「新安保法制の議論が活発化していた14年当時、防大では学生指導の総元締だった訓練部長(海将補)の指示で、任官拒否者は卒業式への出席を自粛してもらうことになったと聞いています。この措置は卒業生の間でも賛否が分かれています」

 防大生は防衛省の職員という扱いとなり、学費は無料で給料も支給されるため、任官を拒否した防大生は“税金泥棒”“裏切り者”と批判されることも少なくない。だが、意外にも、幹部自衛隊官のなかには、任官拒否者に「寛容」という現実もある。

「4年間の教育・訓練で悩みに悩んだ末に、幹部自衛官となるか、制服を脱ぐか、迷いに迷った末の決断だと思います。任官拒否者を、世間で言われているように“裏切り者”という意識は防大で学んだ者にはいません。同じ防大で学んだ仲間なのです」(元陸将)

 自衛隊は任官拒否者よりも深刻な問題として捉えていることがある。“隠れ任官拒否”だ。これは、防大を卒業後、一度自衛官に任官して、一年以内に退職してしまう人を指す。

「幹部自衛官として歩んでいくと卒業式で誓ったのに、即に『辞めます!』では筋が通らない。

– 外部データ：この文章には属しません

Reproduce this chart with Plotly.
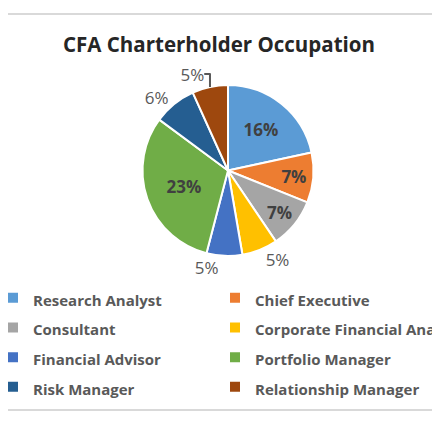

国民に対して嘘をついたということですよ。彼らには厳しく対処すべきです。なぜなら、自衛隊の要員計画や編成が狂ってしまう。防大を卒業して任官した人は、防衛計画の人員の頭数に入っています。すぐに退職されると非常に迷惑してしまう」(前出の元陸将)

 実際、防衛省、陸・海・空の各幕僚監部も“隠れ任官拒否”に頭を悩ませているのだ。彼らにとって、任官拒否よりも“隠れ任官拒否”のほうが厄介な問題なのだ。